### Request
Take the records below and print them verbatim up to and including the line that carries "from bokeh.resources import INLINE".
- - - - - - -
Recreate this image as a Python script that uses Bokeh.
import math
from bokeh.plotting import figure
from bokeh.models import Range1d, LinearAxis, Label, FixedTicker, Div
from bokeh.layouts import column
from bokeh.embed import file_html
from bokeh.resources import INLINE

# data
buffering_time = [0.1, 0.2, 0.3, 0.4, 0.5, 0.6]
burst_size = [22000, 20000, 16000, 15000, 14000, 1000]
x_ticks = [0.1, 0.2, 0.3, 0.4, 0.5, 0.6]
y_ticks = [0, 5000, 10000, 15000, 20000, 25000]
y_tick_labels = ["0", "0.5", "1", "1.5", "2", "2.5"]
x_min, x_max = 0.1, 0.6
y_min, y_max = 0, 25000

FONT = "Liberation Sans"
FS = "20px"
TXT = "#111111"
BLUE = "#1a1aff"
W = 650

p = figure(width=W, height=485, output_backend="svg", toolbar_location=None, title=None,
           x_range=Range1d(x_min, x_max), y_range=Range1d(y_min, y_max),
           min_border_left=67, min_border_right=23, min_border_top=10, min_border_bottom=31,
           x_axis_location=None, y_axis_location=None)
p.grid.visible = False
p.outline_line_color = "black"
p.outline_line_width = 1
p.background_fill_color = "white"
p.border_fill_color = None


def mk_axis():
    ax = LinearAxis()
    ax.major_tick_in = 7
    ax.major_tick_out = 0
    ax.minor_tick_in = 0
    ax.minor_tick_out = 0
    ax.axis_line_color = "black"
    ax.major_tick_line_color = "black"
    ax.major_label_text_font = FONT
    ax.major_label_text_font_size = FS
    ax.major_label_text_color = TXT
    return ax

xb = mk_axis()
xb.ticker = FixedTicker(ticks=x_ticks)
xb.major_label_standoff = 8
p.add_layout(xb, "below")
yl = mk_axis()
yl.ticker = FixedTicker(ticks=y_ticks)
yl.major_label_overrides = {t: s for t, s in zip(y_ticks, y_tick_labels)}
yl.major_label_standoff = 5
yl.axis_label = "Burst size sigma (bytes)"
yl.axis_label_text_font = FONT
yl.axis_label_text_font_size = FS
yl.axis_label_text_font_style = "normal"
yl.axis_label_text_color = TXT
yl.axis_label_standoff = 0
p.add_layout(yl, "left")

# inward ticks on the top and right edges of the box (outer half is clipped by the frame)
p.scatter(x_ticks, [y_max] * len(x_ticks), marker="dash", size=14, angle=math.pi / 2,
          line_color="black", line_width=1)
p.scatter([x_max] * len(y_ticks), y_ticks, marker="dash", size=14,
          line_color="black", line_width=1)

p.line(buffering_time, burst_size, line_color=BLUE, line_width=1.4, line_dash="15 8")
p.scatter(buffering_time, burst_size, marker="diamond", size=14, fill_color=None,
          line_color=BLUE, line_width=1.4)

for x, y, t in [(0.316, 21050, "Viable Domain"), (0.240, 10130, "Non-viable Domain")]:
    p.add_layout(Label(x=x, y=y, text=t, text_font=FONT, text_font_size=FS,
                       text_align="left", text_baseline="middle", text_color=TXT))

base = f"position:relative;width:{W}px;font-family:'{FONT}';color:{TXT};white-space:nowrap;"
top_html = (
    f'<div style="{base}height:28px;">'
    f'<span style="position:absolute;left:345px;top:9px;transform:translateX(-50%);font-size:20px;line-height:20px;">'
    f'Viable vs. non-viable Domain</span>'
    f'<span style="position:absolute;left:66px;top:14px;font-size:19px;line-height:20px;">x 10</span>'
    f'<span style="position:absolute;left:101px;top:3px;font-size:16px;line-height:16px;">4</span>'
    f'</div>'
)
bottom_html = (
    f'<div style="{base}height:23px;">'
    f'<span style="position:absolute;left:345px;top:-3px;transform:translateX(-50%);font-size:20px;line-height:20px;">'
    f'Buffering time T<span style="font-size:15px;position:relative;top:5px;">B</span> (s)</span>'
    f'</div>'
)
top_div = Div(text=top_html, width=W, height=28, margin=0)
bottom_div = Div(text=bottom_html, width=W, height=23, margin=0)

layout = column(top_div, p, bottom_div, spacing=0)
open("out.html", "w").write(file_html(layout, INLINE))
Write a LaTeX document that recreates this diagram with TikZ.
- - - - - - -
### Exercise output
Recreate this image as a Python script that uses Bokeh.
import math
from bokeh.plotting import figure
from bokeh.models import Range1d, LinearAxis, Label, FixedTicker, Div
from bokeh.layouts import column
from bokeh.embed import file_html
from bokeh.resources import INLINE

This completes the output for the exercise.